Problem: Reproduce, character for character, the lines below from the first through the one with "y_up_ticks = [20, 45, 70, 95, 120, 145]". Leave pictures out.
****************
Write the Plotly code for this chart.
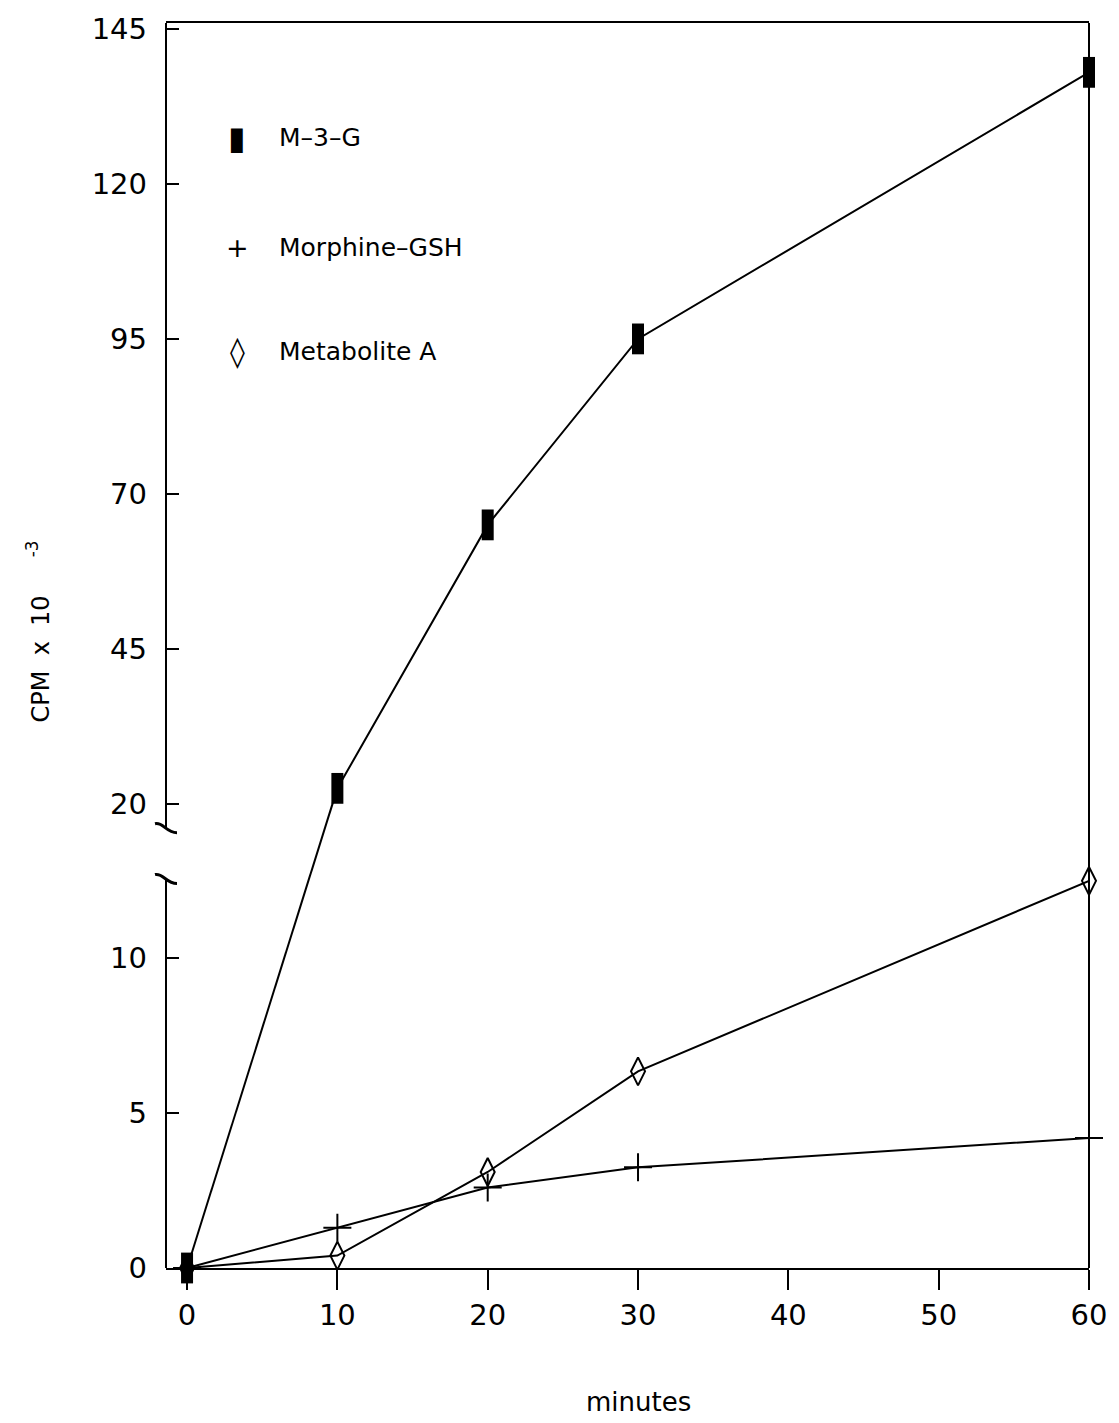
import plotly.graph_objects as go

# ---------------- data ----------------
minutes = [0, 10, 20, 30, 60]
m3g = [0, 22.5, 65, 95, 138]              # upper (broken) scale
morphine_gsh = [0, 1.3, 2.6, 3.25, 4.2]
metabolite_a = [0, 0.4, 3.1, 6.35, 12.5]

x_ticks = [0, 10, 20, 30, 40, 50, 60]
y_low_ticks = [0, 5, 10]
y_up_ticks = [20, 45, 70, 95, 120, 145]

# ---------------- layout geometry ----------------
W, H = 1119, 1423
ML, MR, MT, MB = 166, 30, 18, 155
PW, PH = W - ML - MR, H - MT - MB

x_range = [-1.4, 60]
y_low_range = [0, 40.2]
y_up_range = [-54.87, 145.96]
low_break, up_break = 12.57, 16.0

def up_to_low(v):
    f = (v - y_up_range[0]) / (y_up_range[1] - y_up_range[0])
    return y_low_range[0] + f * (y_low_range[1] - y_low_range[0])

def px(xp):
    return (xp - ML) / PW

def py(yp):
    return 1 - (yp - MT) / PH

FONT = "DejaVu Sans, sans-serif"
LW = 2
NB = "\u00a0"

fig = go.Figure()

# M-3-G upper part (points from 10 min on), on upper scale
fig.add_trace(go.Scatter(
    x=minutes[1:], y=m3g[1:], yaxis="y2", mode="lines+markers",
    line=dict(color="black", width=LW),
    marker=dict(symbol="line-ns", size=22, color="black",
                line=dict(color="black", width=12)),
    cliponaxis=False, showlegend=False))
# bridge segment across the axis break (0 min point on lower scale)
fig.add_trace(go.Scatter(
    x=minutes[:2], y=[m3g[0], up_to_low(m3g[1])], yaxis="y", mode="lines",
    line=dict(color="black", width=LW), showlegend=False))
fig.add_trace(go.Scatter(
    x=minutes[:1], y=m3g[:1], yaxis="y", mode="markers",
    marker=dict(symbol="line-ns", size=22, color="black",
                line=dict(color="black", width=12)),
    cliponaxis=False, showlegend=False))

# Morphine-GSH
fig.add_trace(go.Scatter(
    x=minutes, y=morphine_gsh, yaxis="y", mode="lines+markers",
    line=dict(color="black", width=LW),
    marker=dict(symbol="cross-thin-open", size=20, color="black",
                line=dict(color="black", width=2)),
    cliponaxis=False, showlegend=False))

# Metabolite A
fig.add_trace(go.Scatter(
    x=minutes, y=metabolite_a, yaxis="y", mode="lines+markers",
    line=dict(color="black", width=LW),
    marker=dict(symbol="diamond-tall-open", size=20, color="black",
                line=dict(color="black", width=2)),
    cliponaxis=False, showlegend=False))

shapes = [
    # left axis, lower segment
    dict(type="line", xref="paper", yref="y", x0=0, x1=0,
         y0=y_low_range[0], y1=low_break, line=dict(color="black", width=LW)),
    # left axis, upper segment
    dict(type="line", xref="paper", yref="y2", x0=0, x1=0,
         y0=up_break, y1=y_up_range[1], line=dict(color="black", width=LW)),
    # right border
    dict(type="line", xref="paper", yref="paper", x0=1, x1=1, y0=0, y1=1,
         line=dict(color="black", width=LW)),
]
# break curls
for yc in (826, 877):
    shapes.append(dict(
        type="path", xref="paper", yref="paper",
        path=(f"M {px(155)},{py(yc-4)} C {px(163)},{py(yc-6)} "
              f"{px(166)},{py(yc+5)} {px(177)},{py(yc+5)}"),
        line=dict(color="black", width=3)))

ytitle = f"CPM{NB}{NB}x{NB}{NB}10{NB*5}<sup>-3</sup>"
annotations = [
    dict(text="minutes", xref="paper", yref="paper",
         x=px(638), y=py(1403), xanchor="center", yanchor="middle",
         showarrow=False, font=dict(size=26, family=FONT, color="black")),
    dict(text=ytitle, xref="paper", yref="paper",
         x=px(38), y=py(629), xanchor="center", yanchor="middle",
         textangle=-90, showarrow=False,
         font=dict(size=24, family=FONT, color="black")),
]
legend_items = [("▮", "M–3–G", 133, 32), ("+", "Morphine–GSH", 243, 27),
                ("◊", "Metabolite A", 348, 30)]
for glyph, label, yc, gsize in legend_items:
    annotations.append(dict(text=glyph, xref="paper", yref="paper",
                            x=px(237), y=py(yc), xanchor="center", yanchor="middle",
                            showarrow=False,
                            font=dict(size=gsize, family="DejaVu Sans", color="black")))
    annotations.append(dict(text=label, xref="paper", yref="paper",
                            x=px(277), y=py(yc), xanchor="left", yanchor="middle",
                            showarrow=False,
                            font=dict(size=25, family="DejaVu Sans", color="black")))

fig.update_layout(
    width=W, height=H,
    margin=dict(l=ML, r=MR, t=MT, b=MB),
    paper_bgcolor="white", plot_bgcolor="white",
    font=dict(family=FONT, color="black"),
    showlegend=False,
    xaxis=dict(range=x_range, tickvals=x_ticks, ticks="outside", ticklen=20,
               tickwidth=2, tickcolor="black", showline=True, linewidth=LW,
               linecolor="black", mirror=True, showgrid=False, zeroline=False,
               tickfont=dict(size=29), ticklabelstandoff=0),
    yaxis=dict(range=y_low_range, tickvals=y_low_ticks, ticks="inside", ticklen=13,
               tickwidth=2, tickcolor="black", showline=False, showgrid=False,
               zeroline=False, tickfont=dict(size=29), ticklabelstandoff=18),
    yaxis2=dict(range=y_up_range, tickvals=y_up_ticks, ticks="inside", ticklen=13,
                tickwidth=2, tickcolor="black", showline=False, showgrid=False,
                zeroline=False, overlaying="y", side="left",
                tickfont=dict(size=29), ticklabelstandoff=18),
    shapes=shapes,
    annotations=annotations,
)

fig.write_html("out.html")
****************
Solution for this exercise:
Write the Plotly code for this chart.
import plotly.graph_objects as go

# ---------------- data ----------------
minutes = [0, 10, 20, 30, 60]
m3g = [0, 22.5, 65, 95, 138]              # upper (broken) scale
morphine_gsh = [0, 1.3, 2.6, 3.25, 4.2]
metabolite_a = [0, 0.4, 3.1, 6.35, 12.5]

x_ticks = [0, 10, 20, 30, 40, 50, 60]
y_low_ticks = [0, 5, 10]
y_up_ticks = [20, 45, 70, 95, 120, 145]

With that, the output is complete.